The review will last three years, from 2020 to 2023
The Ministry of Labour and Immigration in Alberta has launched an OHS Code review to improve the health and safety of workers in the province.
Over the next three years, it will be reviewing the Occupational Health and Safety Code to improve OHS but also to hopefully streamline requirements and reduce administrative burden.
Alberta’s OHS Code has not been extensively updated since 2009. The OHS Act requires that the government publish a plan to review the OHS code every three years.
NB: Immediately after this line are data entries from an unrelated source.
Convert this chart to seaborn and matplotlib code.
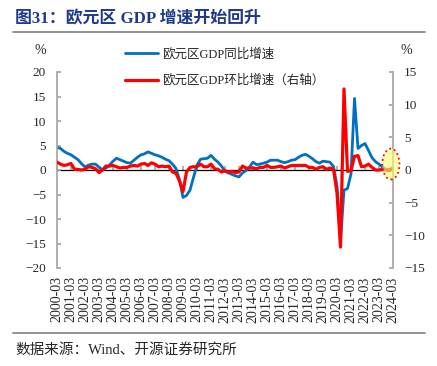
import pandas as pd
import matplotlib
matplotlib.use('Agg')
import matplotlib.pyplot as plt
import seaborn as sns
from matplotlib.lines import Line2D
from matplotlib.patches import Ellipse

# quarterly dates, 2000-03 .. 2024-03
quarters = [f'{y}-{m:02d}' for y in range(2000, 2025) for m in (3, 6, 9, 12)][:97]

# Euro area GDP YoY (%), left axis
yoy = [4.6, 4.4, 3.8, 3.4, 3.1, 2.6, 2.1, 1.3, 0.6, 1.0, 1.2, 1.2, 0.6, 0.0, 0.4, 1.0,
       1.8, 2.4, 2.1, 1.8, 1.5, 1.4, 2.0, 2.6, 3.1, 3.3, 3.7, 3.4, 3.1, 2.9, 2.6, 2.2,
       1.9, 1.2, 0.3, -2.0, -5.6, -5.2, -4.1, -1.5, 1.0, 2.2, 2.3, 2.4, 3.0, 2.2, 1.6, 0.8,
       -0.3, -0.6, -0.9, -1.2, -1.4, -0.6, -0.1, 0.6, 1.6, 1.1, 1.2, 1.4, 1.6, 2.0, 2.0, 2.0,
       1.7, 1.5, 1.7, 2.0, 2.1, 2.6, 3.0, 3.2, 2.8, 2.3, 1.7, 1.4, 1.8, 1.7, 1.6, 0.7,
       -3.3, -14.5, -4.1, -3.8, -0.8, 14.6, 4.4, 5.0, 5.4, 4.0, 2.5, 1.7, 1.2, 0.6, 0.1, 0.1,
       0.4]

# Euro area GDP QoQ (%), right axis
qoq = [1.2, 0.9, 0.7, 0.8, 1.0, 0.1, 0.1, 0.0, 0.1, 0.5, 0.4, 0.2, -0.4, 0.0, 0.6, 0.6,
       0.7, 0.5, 0.3, 0.4, 0.4, 0.6, 0.7, 0.6, 0.9, 1.0, 0.7, 1.1, 0.9, 0.5, 0.6, 0.5,
       0.6, -0.3, -0.5, -1.7, -3.3, -0.3, 0.4, 0.5, 0.5, 0.9, 0.5, 0.5, 0.9, 0.2, 0.1, -0.3,
       -0.1, -0.3, -0.2, -0.4, -0.3, 0.6, 0.3, 0.3, 0.3, 0.2, 0.4, 0.4, 0.7, 0.4, 0.4, 0.5,
       0.6, 0.3, 0.5, 0.7, 0.7, 0.7, 0.7, 0.7, 0.4, 0.4, 0.1, 0.4, 0.5, 0.1, 0.3, 0.1,
       -3.5, -11.8, 12.4, -0.2, -0.1, 2.1, 2.2, 0.5, 0.6, 0.9, 0.4, 0.0, 0.0, 0.1, 0.0, -0.1,
       0.3]

df = pd.DataFrame({'t': range(len(quarters)), 'yoy': yoy, 'qoq': qoq})

sns.set_theme(style='white')
plt.rcParams['font.family'] = ['Liberation Serif', 'Noto Sans CJK SC', 'DejaVu Sans']

W, H = 437, 366
fig = plt.figure(figsize=(W / 100, H / 100), dpi=100)
ax = fig.add_axes([57 / W, 1 - 268 / H, 336 / W, 196 / H])
ax2 = ax.twinx()

blue = '#0070C0'
red = '#FF0000'
sns.lineplot(data=df, x='t', y='yoy', ax=ax, color=blue, lw=2.0, legend=False)
sns.lineplot(data=df, x='t', y='qoq', ax=ax2, color=red, lw=2.3, legend=False)

grey = '#A6A6A6'
ax.set_ylim(-20, 20)
ax2.set_ylim(-15, 15)
ax.set_xlim(0, 96)
ax.set_yticks(range(-20, 21, 5))
ax2.set_yticks(range(-15, 16, 5))
ax.set_xlabel('')
ax.set_ylabel('')
ax2.set_ylabel('')

ticks = list(range(0, 97, 4))
ax.set_xticks(ticks)
ax.set_xticklabels([quarters[i] for i in ticks], rotation=90, fontsize=10)
ax.tick_params(axis='x', length=0, pad=6)
ax.tick_params(axis='y', direction='in', length=3, color=grey, labelsize=9.5, pad=8)
ax2.tick_params(axis='y', direction='in', length=3, color=grey, labelsize=9.5, pad=8)

for s in ['top', 'bottom', 'right']:
    ax.spines[s].set_visible(False)
for s in ['top', 'bottom', 'left']:
    ax2.spines[s].set_visible(False)
ax.spines['left'].set_color(grey)
ax2.spines['right'].set_color(grey)

# zero line acting as category axis with small year ticks
sec = ax.secondary_xaxis(0.5)
sec.set_xticks(ticks)
sec.tick_params(axis='x', direction='out', length=3, color=grey,
                labeltop=False, labelbottom=False)
for s in sec.spines.values():
    s.set_color('black')
    s.set_linewidth(0.9)

# highlight of the latest readings
ell = Ellipse((95.4, 1.2), 4.9, 6.3, transform=ax.transData,
              facecolor=(1, 1, 0.45, 0.6), edgecolor=red, linestyle=':', lw=1.3,
              zorder=10, clip_on=False)
ax2.add_patch(ell)

# legend
handles = [Line2D([], [], color=blue, lw=2.0), Line2D([], [], color=red, lw=2.3)]
fig.legend(handles, ['欧元区GDP同比增速', '欧元区GDP环比增速（右轴）'],
           loc='upper left', bbox_to_anchor=(120 / W, 1 - 43 / H), frameon=False,
           fontsize=9, handlelength=2.6, handletextpad=0.4, labelspacing=1.1,
           borderaxespad=0)

fig.text(40 / W, 1 - 51 / H, '%', fontsize=10, ha='center', va='center')
fig.text(406 / W, 1 - 51 / H, '%', fontsize=10, ha='center', va='center')

# title, rules and source
fig.text(15 / W, 1 - 19 / H, '图31：欧元区 GDP 增速开始回升', fontsize=12.2,
         fontweight='bold', color='#1F3A8A', va='center')
fig.add_artist(Line2D([13 / W, 425 / W], [1 - 32 / H] * 2, color='#7F7F7F', lw=1.2))
fig.add_artist(Line2D([13 / W, 425 / W], [1 - 333 / H] * 2, color='#7F7F7F', lw=1.2))
fig.text(15 / W, 1 - 350 / H, '数据来源：Wind、开源证券研究所', fontsize=10.5, va='center')

fig.savefig('out.png', dpi=100)
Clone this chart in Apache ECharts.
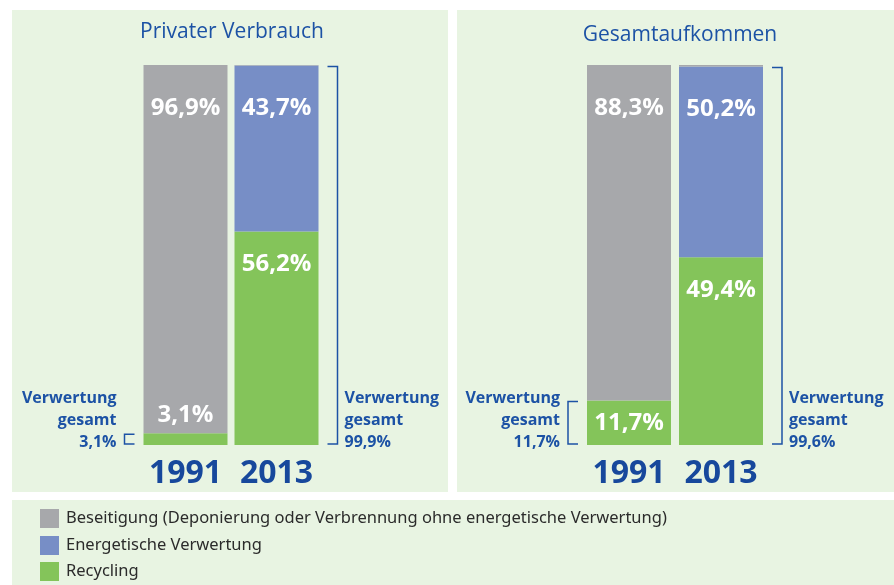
<!DOCTYPE html>
<html lang="de">
<head>
    <meta charset="utf-8">
    <title>Verwertung</title>
    <script src="https://cdn.jsdelivr.net/npm/echarts@6/dist/echarts.min.js"></script>
</head>
<body style="margin:0; background:#ffffff;">
<div id="main" style="width: 894px; height: 585px;"></div>
<script type="text/javascript">
    // Daten
    const years = ['1991', '2013'];
    const panelTitles = ['Privater Verbrauch', 'Gesamtaufkommen'];
    const seriesNames = ['Beseitigung (Deponierung oder Verbrennung ohne energetische Verwertung)', 'Energetische Verwertung', 'Recycling'];
    const privBeseitigung = [96.9, 0.1];
    const privEnergie = [0, 43.7];
    const privRecycling = [3.1, 56.2];
    const gesBeseitigung = [88.3, 0.4];
    const gesEnergie = [0, 50.2];
    const gesRecycling = [11.7, 49.4];

    const colors = ['#a7a8ab', '#778ec6', '#84c45a'];
    const blue = '#1c52a5';
    const bg = '#e8f4e2';
    const font = 'Open Sans';

    function fmt(v) {
        return v.toFixed(1).replace('.', ',') + '%';
    }

    let myChart = echarts.init(document.getElementById('main'));

    function labelFor(kind, v) {
        if (v < 1) return {show: false};
        let base = {show: true, color: '#fff', fontSize: 24, fontWeight: 'bold', fontFamily: font,
            formatter: p => fmt(p.value)};
        if (kind === 'rec') {
            if (v < 5) return Object.assign(base, {position: 'top', distance: 6});
            if (v < 20) return Object.assign(base, {position: 'inside'});
            return Object.assign(base, {position: 'insideTop', distance: 21});
        }
        return Object.assign(base, {position: 'insideTop', distance: 31});
    }

    function makeSeries(grid, arr, kind, name, color) {
        return {
            name: name,
            type: 'bar',
            stack: 's' + grid,
            xAxisIndex: grid,
            yAxisIndex: grid,
            barWidth: 84,
            itemStyle: {color: color},
            data: arr.map(v => ({value: v, label: labelFor(kind, v)}))
        };
    }

    const grids = [
        {left: 140, top: 65, width: 182, height: 380},
        {left: 583, top: 65, width: 184, height: 380}
    ];

    const legendTops = [509, 536, 562];

    const option = {
        animation: false,
        textStyle: {fontFamily: font},
        graphic: [
            {type: 'rect', z: -10, shape: {x: 12, y: 10, width: 436, height: 482}, style: {fill: bg}},
            {type: 'rect', z: -10, shape: {x: 457, y: 10, width: 437, height: 482}, style: {fill: bg}},
            {type: 'rect', z: -10, shape: {x: 12, y: 500, width: 882, height: 85}, style: {fill: bg}}
        ],
        title: [
            {text: panelTitles[0], left: 227, top: 17, textAlign: 'center',
                textStyle: {color: blue, fontSize: 21, fontWeight: 'normal', fontFamily: font}},
            {text: panelTitles[1], left: 675, top: 20, textAlign: 'center',
                textStyle: {color: blue, fontSize: 21, fontWeight: 'normal', fontFamily: font}}
        ],
        legend: seriesNames.map((n, i) => ({
            left: 40,
            top: legendTops[i],
            icon: 'rect',
            itemWidth: 19,
            itemHeight: 19,
            padding: 0,
            selectedMode: false,
            data: [n],
            textStyle: {fontSize: 16.5, color: '#2b2b2b', fontFamily: 'Noto Sans', padding: [3, 0, 0, 2]}
        })),
        grid: grids,
        xAxis: [0, 1].map(g => ({
            type: 'category',
            gridIndex: g,
            data: years,
            axisLine: {show: false},
            axisTick: {show: false},
            axisLabel: {interval: 0, color: '#17489c', fontSize: 32, fontWeight: 'bold', margin: 13, fontFamily: font}
        })),
        yAxis: [0, 1].map(g => ({
            type: 'value',
            gridIndex: g,
            min: 0,
            max: 100,
            show: false,
            splitLine: {show: false}
        })),
        series: [
            makeSeries(0, privRecycling, 'rec', seriesNames[2], colors[2]),
            makeSeries(0, privEnergie, 'en', seriesNames[1], colors[1]),
            makeSeries(0, privBeseitigung, 'bes', seriesNames[0], colors[0]),
            makeSeries(1, gesRecycling, 'rec', seriesNames[2], colors[2]),
            makeSeries(1, gesEnergie, 'en', seriesNames[1], colors[1]),
            makeSeries(1, gesBeseitigung, 'bes', seriesNames[0], colors[0])
        ]
    };
    myChart.setOption(option);

    // Klammern "Verwertung gesamt"
    const verw = [
        [privEnergie, privRecycling],
        [gesEnergie, gesRecycling]
    ];
    let extra = [];
    const half = 42;
    [0, 1].forEach(g => {
        [0, 1].forEach(i => {
            const total = verw[g][0][i] + verw[g][1][i];
            const pTop = myChart.convertToPixel({gridIndex: g}, [years[i], total]);
            const pBot = myChart.convertToPixel({gridIndex: g}, [years[i], 0]);
            const yTop = pTop[1] + 1, yBot = pBot[1] - 1;
            let xv, xt, tx, align;
            if (i === 0) {
                xv = pTop[0] - half - 19; xt = pTop[0] - half - 9;
                tx = pTop[0] - half - 27; align = 'right';
            } else {
                xv = pTop[0] + half + 19; xt = pTop[0] + half + 9;
                tx = pTop[0] + half + 26; align = 'left';
            }
            extra.push({
                type: 'polyline',
                shape: {points: [[xt, yTop], [xv, yTop], [xv, yBot], [xt, yBot]]},
                style: {stroke: blue, lineWidth: 1.5, fill: null}
            });
            extra.push({
                type: 'text',
                x: tx,
                y: pBot[1] + 8,
                style: {
                    text: 'Verwertung\ngesamt\n' + fmt(total),
                    fill: blue,
                    font: 'bold 16px "Open Sans"',
                    lineHeight: 22,
                    align: align,
                    verticalAlign: 'bottom'
                }
            });
        });
    });
    myChart.setOption({graphic: option.graphic.concat(extra)});
</script>
</body>
</html>
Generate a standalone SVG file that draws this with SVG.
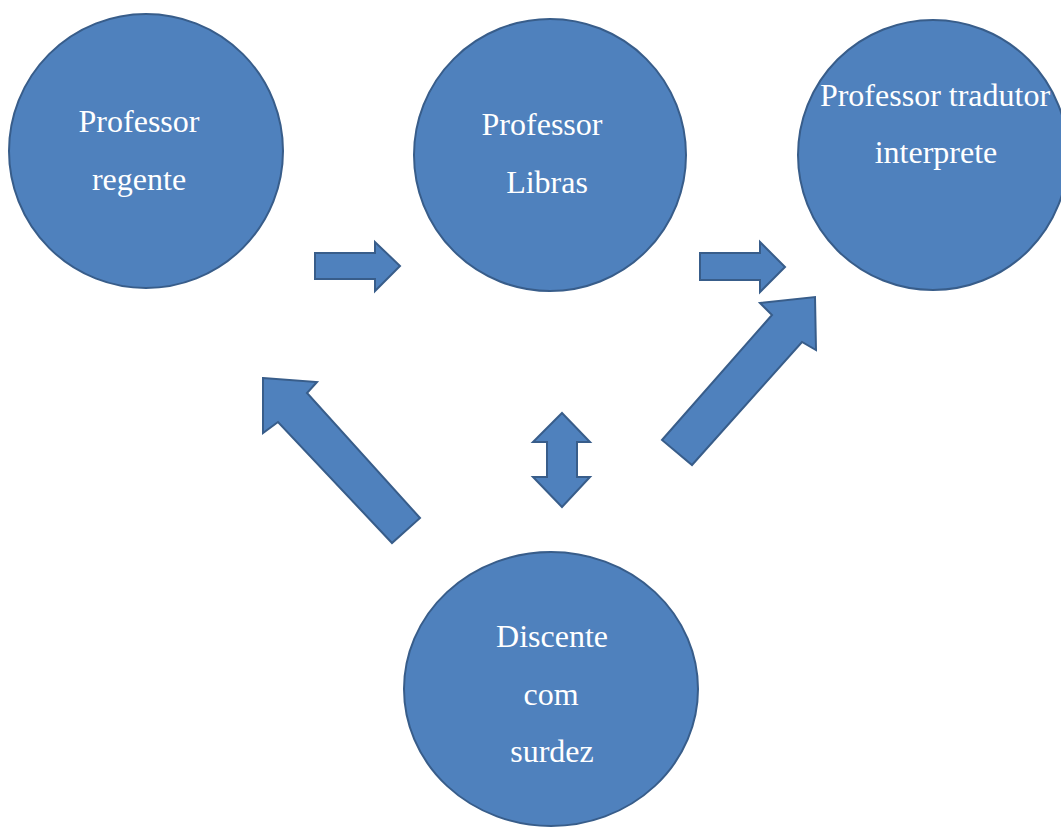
<svg xmlns="http://www.w3.org/2000/svg" width="1061" height="828" viewBox="0 0 1061 828">
<style>
.node{fill:#4F81BD;stroke:#385D8A;stroke-width:2}
.arr{fill:#4F81BD;stroke:#385D8A;stroke-width:2;stroke-linejoin:miter}
.lbl{font-family:"Liberation Serif","Times New Roman",serif;font-size:32px;fill:#FFFFFF;text-anchor:middle}
</style>
<rect width="1061" height="828" fill="#FFFFFF"/>
<g id="connectors">
<polygon class="arr" points="315,253 375,253 375,242 400,266 375,291 375,279 315,279"/>
<polygon class="arr" points="700,253 760,253 760,242 785,267 760,292 760,280 700,280"/>
<polygon class="arr" points="662,440 772,315 760,303 815,297 816,350 802,342 692,465"/>
<polygon class="arr" points="263,378 317,382 307,393 420,518 392,543 278,422 263,433"/>
<polygon class="arr" points="562,413 590,442 577,442 577,477 590,477 562,507 533,477 547,477 547,442 533,442"/>
</g>
<g id="node-regente">
<circle class="node" cx="146" cy="151" r="137"/>
<text class="lbl" x="139" y="132">Professor</text>
<text class="lbl" x="139" y="190">regente</text>
</g>
<g id="node-libras">
<circle class="node" cx="550" cy="155" r="136"/>
<text class="lbl" x="542" y="135">Professor</text>
<text class="lbl" x="547" y="193">Libras</text>
</g>
<g id="node-tradutor">
<circle class="node" cx="933" cy="155" r="135"/>
<text class="lbl" x="935" y="106">Professor tradutor</text>
<text class="lbl" x="936" y="163">interprete</text>
</g>
<g id="node-discente">
<ellipse class="node" cx="551" cy="689" rx="147" ry="137"/>
<text class="lbl" x="552" y="647">Discente</text>
<text class="lbl" x="551" y="705">com</text>
<text class="lbl" x="552" y="762">surdez</text>
</g>
</svg>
“The OHS Code has not been extensively updated since 2009 and changes are long overdue. Health and safety rules need to keep pace with changes to workplaces, standards, best practices and technological advances,” Said Jason Copping, Minister of Labour and Immigration.
“They also need to be streamlined and simplified. Together, a revised OHS Act and updated OHS Code will help workers and job creators achieve better health and safety results.”
The province says that updates may include new best practices to reflect ever-changing workplaces, notably focusing on tech advances.
The review will be conducted in three phases between 2020 and 2023. During each stage, the Ministry will look to Albertans to provide feedback on code updates. In this first phase, Albertans can take a survey to provide feedback.
From 2020 to 2021 (phase 1), the Ministry will be reviewing these parts of the OHS Code:
- Part 4: Chemical hazards, biological hazards and harmful substances
- Part 6: Cranes, hoists and lifting devices
- Part 10: Fire and explosion hazards
- Part 11: First aid
- Part 13: Joint work site health and safety committees
- Part 15: Managing the control of hazardous energy
- Part 16: Noise exposure
- Part 17: Overhead power lines
- Part 18: Personal protective equipment (PPE)
- Part 20: Radiation exposure
- Part 33: Explosives
- Part 36: Mining safety
- Part 37: Oil and gas
“Workplace health and safety is everyone’s responsibility. The human and financial cost of workplace injuries and illnesses is too high. By updating OHS Code rules and making them easier to understand and follow, we can reduce those costs and ensure that every Albertan makes it home safely from work each day,” said Copping.